Gross Indecency: The Three Trials of Oscar Wilde

Yet again, this minuscule gem of a theatre has produced, in little space and by slender means, a brilliantly conceived and mounted show. Moises Kaufman's excellently crafted documentary drama--drawn from a surprising variety of memoirs, journalism, and official records--is gloriously served by Rosina Reynolds' meticulous and dynamic direction. Incidents and characters are presented with such complete attention to their emotional weight and truth and are rendered with so vivacious an energy that even the play's numerous vocal citations of sources (Kaufman credits every quotation) fairly trip along in the headlong flow offering no impediment to pace.

Capturing the "trial of the century" media hoopla of the proceedings, David Weiner's clever scenic design--done with draperies and fripperies--more suggests a Victorian music hall, with footlights and boxes, than the Old Bailey courtrooms in which the action mainly occurs. And Reynolds' knees-up direction imparts the same paradoxically entertaining panache to this tragic history of Oscar Wilde's juridical ruination. Wilde himself, glitteringly impersonated by Farhang Pernoon, appropriately takes centerstage as if he were a headlining variety act, punctuating each of his witty witness box comebacks with toothy takes at the imagined onlookers. But it is the terrible inappropriateness of such blithe behavior--such Til Eulenspiegel prankishness--before the grim power of bar and bench that gives the show its gathering sense of doom.
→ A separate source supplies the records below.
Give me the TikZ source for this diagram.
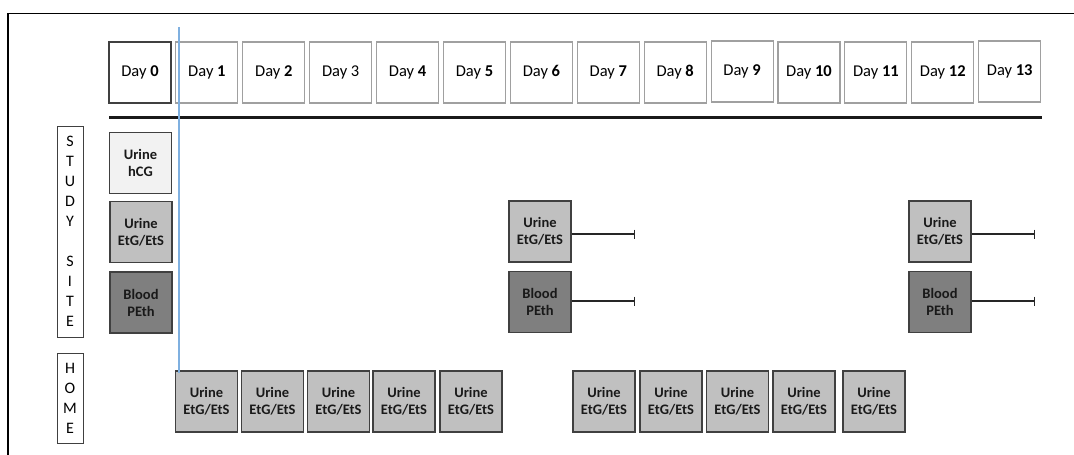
\documentclass[tikz,border=0pt]{standalone}
\usepackage{fontspec}
\setmainfont{Carlito}
\usetikzlibrary{arrows.meta}
\definecolor{edgegrey}{HTML}{404040}
\definecolor{daygrey}{HTML}{A0A0A0}
\definecolor{lightfill}{HTML}{F2F2F2}
\definecolor{midfill}{HTML}{C0C0C0}
\definecolor{darkfill}{HTML}{7F7F7F}
\definecolor{guide}{HTML}{7FB0E0}
\tikzset{
  daybox/.style={draw=daygrey, line width=1.1pt, minimum width=62pt, minimum height=61pt,
    inner sep=0pt, font=\fontsize{16.5}{19}\selectfont},
  daybox0/.style={daybox, draw=edgegrey},
  sample/.style={draw=edgegrey, line width=1.1pt, minimum width=62pt, minimum height=61pt,
    inner sep=0pt, align=center, text=black!90, font=\fontsize{14.5}{17}\selectfont\bfseries},
  hcg/.style={sample, fill=lightfill},
  etg/.style={sample, fill=midfill},
  peth/.style={sample, fill=darkfill},
  sidebox/.style={draw=edgegrey, line width=0.9pt, minimum width=26pt, inner sep=0pt,
    align=center, font=\fontsize{16}{20}\selectfont},
  window/.style={draw=black!85, line width=1.2pt, -{Bar[width=9pt,line width=1.4pt]}},
}
\begin{document}
\begin{tikzpicture}[x=1pt, y=-1pt]
  \useasboundingbox (0,0) rectangle (1074,455);
  % frame (top and left edges)
  \draw[line width=1.5pt] (8,455) -- (8,13.5) -- (1074,13.5);

  % day header
  \node[daybox0] (d0)  at (140.0,72.5) {Day \textbf{0}};
  \node[daybox]  (d1)  at (206.9,72.5) {Day \textbf{1}};
  \node[daybox]  (d2)  at (273.8,72.5) {Day \textbf{2}};
  \node[daybox]  (d3)  at (340.7,72.5) {Day 3};
  \node[daybox]  (d4)  at (407.6,72.5) {Day \textbf{4}};
  \node[daybox]  (d5)  at (474.5,72.5) {Day \textbf{5}};
  \node[daybox]  (d6)  at (541.4,72.5) {Day \textbf{6}};
  \node[daybox]  (d7)  at (608.3,72.5) {Day \textbf{7}};
  \node[daybox]  (d8)  at (675.2,72.5) {Day \textbf{8}};
  \node[daybox]  (d9)  at (742.1,71.5) {Day \textbf{9}};
  \node[daybox]  (d10) at (809.0,72.5) {Day \textbf{10}};
  \node[daybox]  (d11) at (875.9,72.5) {Day \textbf{11}};
  \node[daybox]  (d12) at (942.8,72.5) {Day \textbf{12}};
  \node[daybox]  (d13) at (1009.7,71.5) {Day \textbf{13}};

  % timeline rule
  \coordinate (ruleL) at (109,117);
  \coordinate (ruleR) at (1042,117);
  \draw[line width=3pt, black!90] (ruleL) -- (ruleR);

  % site labels
  \node[sidebox, minimum height=211pt] (study) at (70,231.5)
    {S\\T\\U\\D\\Y\\[20pt]S\\I\\T\\E};
  \node[sidebox, minimum height=90pt] (home) at (70,398)
    {H\\O\\M\\E};

  % study site, day 0
  \node[hcg]  (hcg0) at (140.5,163) {Urine\\hCG};
  \node[etg]  (etg0) at (141,232)   {Urine\\EtG/EtS};
  \node[peth] (pe0)  at (141,302.5) {Blood\\PEth};

  % study site, day 6
  \node[etg]  (etg6) at (540,231.5) {Urine\\EtG/EtS};
  \node[peth] (pe6)  at (540,302)   {Blood\\PEth};
  \coordinate (etg6end) at (635,234);
  \coordinate (pe6end)  at (635,301);
  \draw[window] (etg6.east |- etg6end) -- (etg6end);
  \draw[window] (pe6.east |- pe6end) -- (pe6end);

  % study site, day 12
  \node[etg]  (etg12) at (940,231.5) {Urine\\EtG/EtS};
  \node[peth] (pe12)  at (940,302)   {Blood\\PEth};
  \coordinate (etg12end) at (1035,234);
  \coordinate (pe12end)  at (1035,301);
  \draw[window] (etg12.east |- etg12end) -- (etg12end);
  \draw[window] (pe12.east |- pe12end) -- (pe12end);

  % home samples
  \foreach \x [count=\i] in {206.5,272.5,338.5,404,471,604,671,737.5,804,874}
    \node[etg] (h\i) at (\x,401.5) {Urine\\EtG/EtS};

  % guide line at day 1
  \coordinate (guideT) at (179,27);
  \coordinate (guideB) at (179,373);
  \draw[guide, line width=1.2pt] (guideT) -- (guideB);
\end{tikzpicture}
\end{document}
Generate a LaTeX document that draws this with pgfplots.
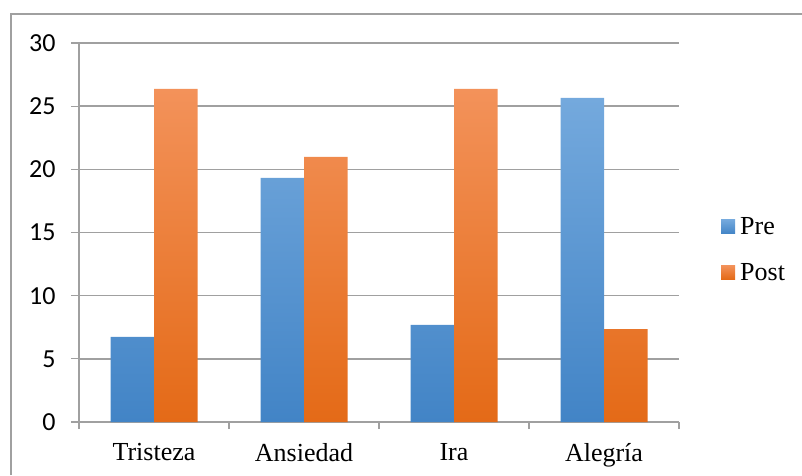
\documentclass[border=0pt]{standalone}
\usepackage{fontspec}
\setmainfont{Liberation Serif}
\newfontfamily\carlito{Carlito}
\usepackage{pgfplots}
\pgfplotsset{compat=1.18}
\definecolor{preTop}{HTML}{74A9DD}
\definecolor{preBot}{HTML}{4284C6}
\definecolor{postTop}{HTML}{F3925A}
\definecolor{postBot}{HTML}{E46A17}
\definecolor{gridc}{HTML}{A0A0A0}
\begin{document}
\begin{tikzpicture}[x=1pt,y=1pt]
\path[use as bounding box] (0,0) rectangle (802,475);
\draw[gridc, line width=1.5pt] (11,0) -- (11,461) -- (802,461);
\begin{axis}[
  at={(79pt,53pt)}, anchor=south west,
  width=600pt, height=379pt, scale only axis,
  ymin=0, ymax=30, ytick={0,5,...,30},
  xmin=-0.5, xmax=3.5, xtick={0,1,2,3},
  xticklabels={Tristeza,Ansiedad,Ira,Alegría},
  minor xtick={-0.5,0.5,1.5,2.5,3.5},
  major x tick style={draw=none},
  axis x line*=bottom, axis y line*=left,
  axis line style={gridc, line width=1.5pt, -},
  ymajorgrids, grid style={gridc, line width=1.5pt},
  tick align=outside, major tick length=8pt, minor tick length=7pt,
  tick style={gridc, line width=1.2pt},
  /pgf/number format/assume math mode=true,
  yticklabel style={font=\carlito\fontsize{26}{26}\selectfont, xshift=-12pt},
  xticklabel style={font=\fontsize{26}{26}\selectfont, yshift=-10pt},
  ybar, bar width=43.5pt, ybar=0pt,
  legend style={at={(1.07,0.455)}, anchor=west, draw=none, fill=none, inner sep=0pt,
    font=\fontsize{26}{26}\selectfont, row sep=23pt, column sep=3pt},
  legend cell align=left,
  legend image code/.code={\path[#1] (0pt,-7pt) rectangle (14pt,7pt);},
]
\addplot[draw=none, top color=preTop, bottom color=preBot] coordinates {(0,6.73) (1,19.32) (2,7.68) (3,25.65)};
\addplot[draw=none, top color=postTop, bottom color=postBot] coordinates {(0,26.36) (1,20.98) (2,26.36) (3,7.36)};
\legend{Pre,Post}
\end{axis}
\end{tikzpicture}
\end{document}
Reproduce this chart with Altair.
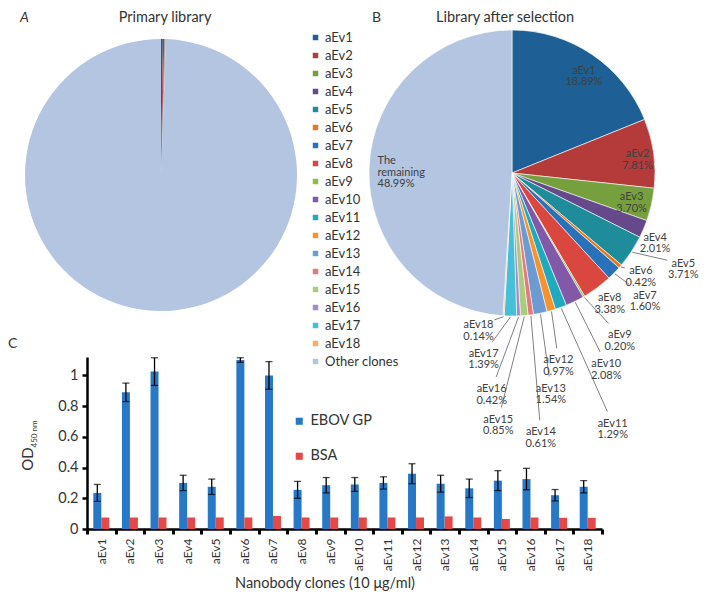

And Karl Backus, unostentatiously effective as Edward Carson, Queensberry's barrister in the first trial, perfectly underscores this by the simple trick of merely conducting his examination of Wilde with all the understated seriousness of a complete legal professional.

Excepting Pernoon's Wilde and Angelo D'Agostino-Wilimek's sleek and spleeny portrayal of Lord Alfred Douglas, the other seven actors play multiple roles, with some notable performances by John Martin, earnest and honorable as Wilde's attorney, Sir Edward Clarke; by Douglas L. Ireland as the barking mad Marquis of Queensberry; by Devlin Dolan as Frank Harris and as the male prostitute Charles Parker, as well as equally fine work in an abundance of other parts by Vincent Smetana, Wes Culwell, and Robert Borzych. This superbly integrated cast makes a marvelous visual impression, well dressed in the elegant and emblematic costumes including period smallclothes, designed by Liam M. O'Brien, and under the changing moods of Jennifer Setlow's lighting design.